**What is expected**
Check each line of the data for "this" and select those that have it.

Entries with chart source code

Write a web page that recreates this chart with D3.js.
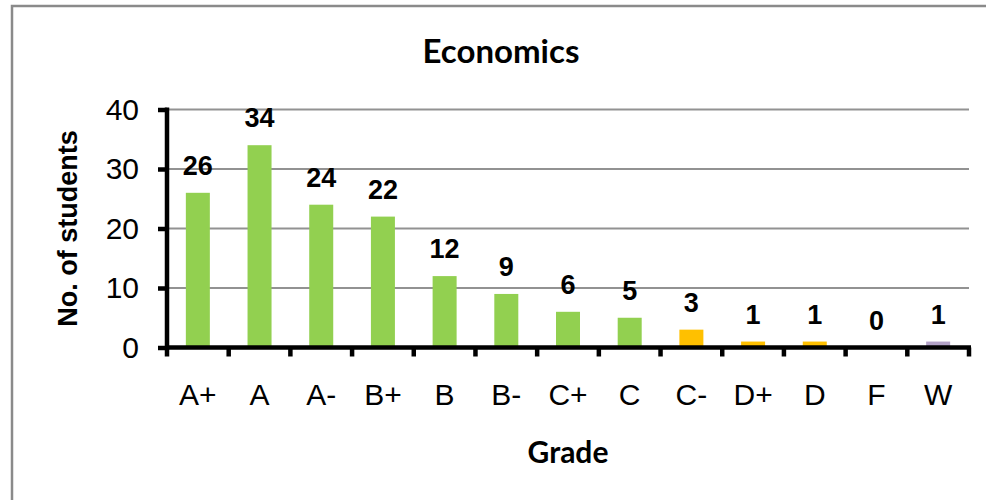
<!DOCTYPE html>
<html>
<head>
<meta charset="utf-8">
<script src="https://cdn.jsdelivr.net/npm/d3@7"></script>
<style>
  body { margin: 0; background: #fff; }
  svg { display: block; }
</style>
</head>
<body>
<div id="container"></div>
<script>
const WIDTH = 986;
const HEIGHT = 500;
const PLOT = { LEFT: 167, RIGHT: 969, TOP: 109.5, BOTTOM: 347.5 };

const grades = ['A+', 'A', 'A-', 'B+', 'B', 'B-', 'C+', 'C', 'C-', 'D+', 'D', 'F', 'W'];
const students = [26, 34, 24, 22, 12, 9, 6, 5, 3, 1, 1, 0, 1];
const barColors = ['#92d050', '#92d050', '#92d050', '#92d050', '#92d050', '#92d050', '#92d050',
                   '#92d050', '#ffc000', '#ffc000', '#ffc000', '#ffc000', '#b3a2c7'];
const yTicks = [0, 10, 20, 30, 40];

const svg = d3.select('#container')
              .append('svg')
                .attr('width', WIDTH)
                .attr('height', HEIGHT);

// outer chart frame (runs off the right and bottom edges)
svg.append('rect')
     .attr('x', 12)
     .attr('y', 6)
     .attr('width', 1000)
     .attr('height', 520)
     .attr('fill', '#fff')
     .attr('stroke', '#8a8a8a')
     .attr('stroke-width', 2.5);

const xscale = d3.scaleBand()
                 .domain(grades)
                 .range([PLOT.LEFT, PLOT.RIGHT]);

const yscale = d3.scaleLinear()
                 .domain([0, 40])
                 .range([PLOT.BOTTOM, PLOT.TOP]);

// gridlines
svg.append('g')
     .attr('class', 'grid')
   .selectAll('line')
   .data(yTicks.filter(d => d > 0))
   .enter()
   .append('line')
     .attr('x1', PLOT.LEFT)
     .attr('x2', PLOT.RIGHT)
     .attr('y1', d => yscale(d))
     .attr('y2', d => yscale(d))
     .attr('stroke', '#929292')
     .attr('stroke-width', 2);

// bars
const barWidth = 24;
svg.append('g')
   .selectAll('rect')
   .data(students)
   .enter()
   .append('rect')
     .attr('x', (d, i) => xscale(grades[i]) + xscale.bandwidth() / 2 - barWidth / 2)
     .attr('y', d => yscale(d))
     .attr('width', barWidth)
     .attr('height', d => yscale(0) - yscale(d))
     .attr('fill', (d, i) => barColors[i]);

// value labels
svg.append('g')
   .selectAll('text')
   .data(students)
   .enter()
   .append('text')
     .attr('x', (d, i) => xscale(grades[i]) + xscale.bandwidth() / 2)
     .attr('y', d => yscale(d) - 18)
     .attr('text-anchor', 'middle')
     .attr('font-family', 'Liberation Sans, Arial, sans-serif')
     .attr('font-weight', 'bold')
     .attr('font-size', 27)
     .attr('fill', '#000')
     .text(d => d);

// y axis
const axisLeft = d3.axisLeft(yscale)
                   .tickValues(yTicks)
                   .tickSize(9)
                   .tickPadding(19)
                   .tickSizeOuter(0);

const yAxis = svg.append('g')
                 .attr('class', 'axis axis--y')
                 .attr('transform', `translate(${PLOT.LEFT}, 0)`)
                 .call(axisLeft);

yAxis.select('.domain')
     .attr('d', `M0,${PLOT.TOP - 2}V${PLOT.BOTTOM + 2}`)
     .attr('stroke', '#000')
     .attr('stroke-width', 4.5);
yAxis.selectAll('.tick line')
     .attr('stroke', '#000')
     .attr('stroke-width', 4.5);
yAxis.selectAll('.tick text')
     .attr('font-family', 'Liberation Sans, Arial, sans-serif')
     .attr('font-size', 30)
     .attr('fill', '#000');

// x axis: ticks sit on category boundaries
const xAxis = svg.append('g')
                 .attr('class', 'axis axis--x')
                 .attr('transform', `translate(0, ${PLOT.BOTTOM})`);

xAxis.append('line')
       .attr('x1', PLOT.LEFT - 2)
       .attr('x2', PLOT.RIGHT + 2)
       .attr('stroke', '#000')
       .attr('stroke-width', 4.5);

xAxis.selectAll('.bound')
     .data(grades.concat(['end']))
     .enter()
     .append('line')
       .attr('class', 'bound')
       .attr('x1', (d, i) => i < grades.length ? xscale(d) : PLOT.RIGHT)
       .attr('x2', (d, i) => i < grades.length ? xscale(d) : PLOT.RIGHT)
       .attr('y1', 0)
       .attr('y2', 9)
       .attr('stroke', '#000')
       .attr('stroke-width', 4.5);

xAxis.selectAll('.label')
     .data(grades)
     .enter()
     .append('text')
       .attr('class', 'label')
       .attr('x', d => xscale(d) + xscale.bandwidth() / 2)
       .attr('y', 57)
       .attr('text-anchor', 'middle')
       .attr('font-family', 'Liberation Sans, Arial, sans-serif')
       .attr('font-size', 30)
       .attr('fill', '#000')
       .text(d => d);

// titles
svg.append('text')
     .attr('x', 501)
     .attr('y', 63)
     .attr('text-anchor', 'middle')
     .attr('font-family', 'Lato, sans-serif')
     .attr('font-weight', 'bold')
     .attr('font-size', 33)
     .text('Economics');

svg.append('text')
     .attr('x', (PLOT.LEFT + PLOT.RIGHT) / 2)
     .attr('y', 463)
     .attr('text-anchor', 'middle')
     .attr('font-family', 'Lato, sans-serif')
     .attr('font-weight', 'bold')
     .attr('font-size', 30)
     .text('Grade');

svg.append('text')
     .attr('transform', `translate(77, ${(PLOT.TOP + PLOT.BOTTOM) / 2}) rotate(-90)`)
     .attr('text-anchor', 'middle')
     .attr('font-family', 'Liberation Sans, Arial, sans-serif')
     .attr('font-weight', 'bold')
     .attr('font-size', 27)
     .text('No. of students');
</script>
</body>
</html>
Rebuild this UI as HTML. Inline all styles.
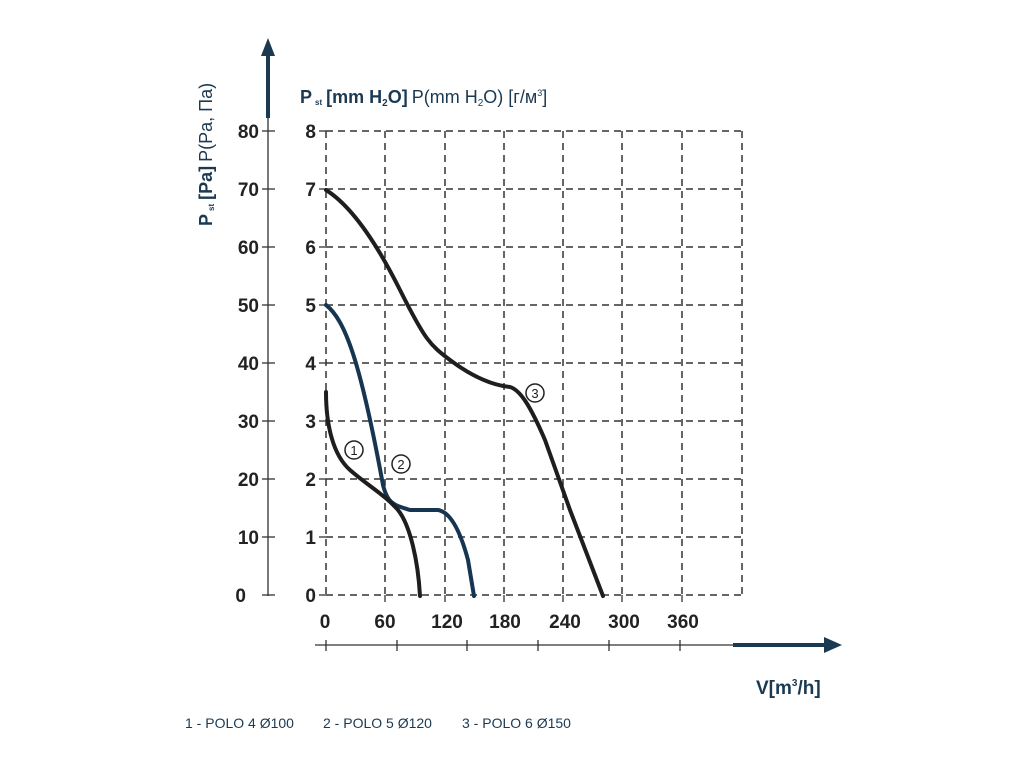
<!DOCTYPE html>
<html><head><meta charset="utf-8"><style>
html,body{margin:0;padding:0;background:#fff;}
svg{display:block;}
text{font-family:"Liberation Sans",sans-serif;}
</style></head><body>
<svg width="1024" height="768" viewBox="0 0 1024 768" xmlns="http://www.w3.org/2000/svg">
<g stroke="#333" stroke-width="1.5" stroke-dasharray="7,5" fill="none">
<line x1="326" y1="131" x2="742" y2="131"/>
<line x1="326" y1="189" x2="742" y2="189"/>
<line x1="326" y1="247" x2="742" y2="247"/>
<line x1="326" y1="305" x2="742" y2="305"/>
<line x1="326" y1="363" x2="742" y2="363"/>
<line x1="326" y1="421" x2="742" y2="421"/>
<line x1="326" y1="479" x2="742" y2="479"/>
<line x1="326" y1="537" x2="742" y2="537"/>
<line x1="326" y1="595" x2="742" y2="595"/>
<line x1="326" y1="131" x2="326" y2="595"/>
<line x1="385" y1="131" x2="385" y2="595"/>
<line x1="445" y1="131" x2="445" y2="595"/>
<line x1="504" y1="131" x2="504" y2="595"/>
<line x1="563" y1="131" x2="563" y2="595"/>
<line x1="622" y1="131" x2="622" y2="595"/>
<line x1="682" y1="131" x2="682" y2="595"/>
<line x1="742" y1="131" x2="742" y2="595"/>
</g>
<g stroke="#333" stroke-width="1.3">
<line x1="319" y1="131" x2="326" y2="131"/><line x1="319" y1="189" x2="326" y2="189"/>
<line x1="319" y1="247" x2="326" y2="247"/><line x1="319" y1="305" x2="326" y2="305"/>
<line x1="319" y1="363" x2="326" y2="363"/><line x1="319" y1="421" x2="326" y2="421"/>
<line x1="319" y1="479" x2="326" y2="479"/><line x1="319" y1="537" x2="326" y2="537"/>
<line x1="319" y1="595" x2="326" y2="595"/>
<line x1="385" y1="595" x2="385" y2="602"/><line x1="445" y1="595" x2="445" y2="602"/>
<line x1="504" y1="595" x2="504" y2="602"/><line x1="563" y1="595" x2="563" y2="602"/>
<line x1="622" y1="595" x2="622" y2="602"/><line x1="682" y1="595" x2="682" y2="602"/>
<line x1="268" y1="110" x2="268" y2="596"/>
<line x1="262" y1="131" x2="275" y2="131"/><line x1="262" y1="189" x2="275" y2="189"/>
<line x1="262" y1="247" x2="275" y2="247"/><line x1="262" y1="305" x2="275" y2="305"/>
<line x1="262" y1="363" x2="275" y2="363"/><line x1="262" y1="421" x2="275" y2="421"/>
<line x1="262" y1="479" x2="275" y2="479"/><line x1="262" y1="537" x2="275" y2="537"/>
<line x1="262" y1="595" x2="275" y2="595"/>
<line x1="315" y1="645" x2="740" y2="645"/>
<line x1="326" y1="640" x2="326" y2="651"/><line x1="397" y1="640" x2="397" y2="651"/>
<line x1="467" y1="640" x2="467" y2="651"/><line x1="538" y1="640" x2="538" y2="651"/>
<line x1="609" y1="640" x2="609" y2="651"/><line x1="680" y1="640" x2="680" y2="651"/>
</g>
<line x1="268" y1="55" x2="268" y2="118" stroke="#1b3a52" stroke-width="4"/>
<polygon points="268,38 261,56 275,56" fill="#1b3a52"/>
<line x1="733" y1="645" x2="826" y2="645" stroke="#1b3a52" stroke-width="4"/>
<polygon points="842,645 824,637 824,653" fill="#1b3a52"/>
<g font-size="19" font-weight="bold" fill="#222" text-anchor="end">
<text x="259" y="138">80</text><text x="259" y="196">70</text><text x="259" y="254">60</text>
<text x="259" y="312">50</text><text x="259" y="370">40</text><text x="259" y="428">30</text>
<text x="259" y="486">20</text><text x="259" y="544">10</text><text x="246" y="602">0</text>
<text x="316" y="138">8</text><text x="316" y="196">7</text><text x="316" y="254">6</text>
<text x="316" y="312">5</text><text x="316" y="370">4</text><text x="316" y="428">3</text>
<text x="316" y="486">2</text><text x="316" y="544">1</text><text x="316" y="602">0</text>
</g>
<g font-size="19" font-weight="bold" fill="#222" text-anchor="middle">
<text x="325" y="628">0</text><text x="385" y="628">60</text><text x="447" y="628">120</text>
<text x="505" y="628">180</text><text x="565" y="628">240</text><text x="624" y="628">300</text>
<text x="683" y="628">360</text>
</g>
<text x="300" y="103" font-size="18" fill="#1b3a52"><tspan font-weight="bold">P</tspan><tspan font-size="8" font-weight="bold" dx="3" dy="2">st</tspan><tspan font-weight="bold" dx="4" dy="-2">[mm H</tspan><tspan font-size="10" font-weight="bold" dy="3">2</tspan><tspan font-weight="bold" dy="-3">O]</tspan><tspan dx="4">P(mm H</tspan><tspan font-size="10" dy="3">2</tspan><tspan dy="-3">O) [г/м</tspan><tspan font-size="9" dy="-7">3</tspan><tspan dy="7">]</tspan></text>
<text transform="translate(212,226) rotate(-90)" font-size="18" fill="#1b3a52"><tspan font-weight="bold">P</tspan><tspan font-size="8" font-weight="bold" dx="3" dy="2">st</tspan><tspan font-weight="bold" dx="4" dy="-2">[Pa]</tspan><tspan dx="4">P(Pa, Па)</tspan></text>
<text x="756" y="694" font-size="19" font-weight="bold" fill="#1b3a52">V[m<tspan font-size="10" dy="-8">3</tspan><tspan dy="8">/h]</tspan></text>
<g font-size="14" fill="#1b3a52">
<text x="185" y="728">1 - POLO 4 Ø100</text>
<text x="323" y="728">2 - POLO 5 Ø120</text>
<text x="462" y="728">3 - POLO 6 Ø150</text>
</g>
<g fill="none" stroke-linecap="round" stroke-linejoin="round" stroke-width="4">
<path stroke="#1e1e1e" d="M326,190 C350,205 375,240 400,290 S430,345 450,360 S490,385 510,387 C520,390 530,405 545,440 L570,510 L603,596"/>
<path stroke="#163550" d="M326,305 C345,320 360,360 383,485 C388,505 395,505 410,510 L438,510 C450,512 460,530 468,560 L474,596"/>
<path stroke="#1e1e1e" d="M326,392 C326,425 333,455 350,470 S385,495 398,510 C410,525 418,560 420,596"/>
</g>
<g fill="none" stroke="#222" stroke-width="1.5">
<circle cx="354" cy="450" r="9"/><circle cx="401" cy="464" r="9"/><circle cx="535" cy="393" r="9"/>
</g>
<g font-size="13" fill="#222" text-anchor="middle">
<text x="354" y="455">1</text><text x="401" y="469">2</text><text x="535" y="398">3</text>
</g>
</svg>
</body></html>
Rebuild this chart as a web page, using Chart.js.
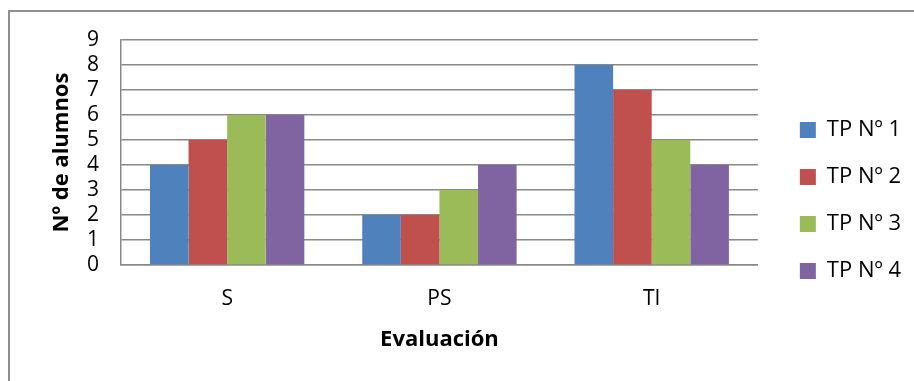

**Correct response**
Write a web page that recreates this chart with D3.js.
Rebuild this UI as HTML. Inline all styles.
Rebuild this chart as a web page, using Chart.js.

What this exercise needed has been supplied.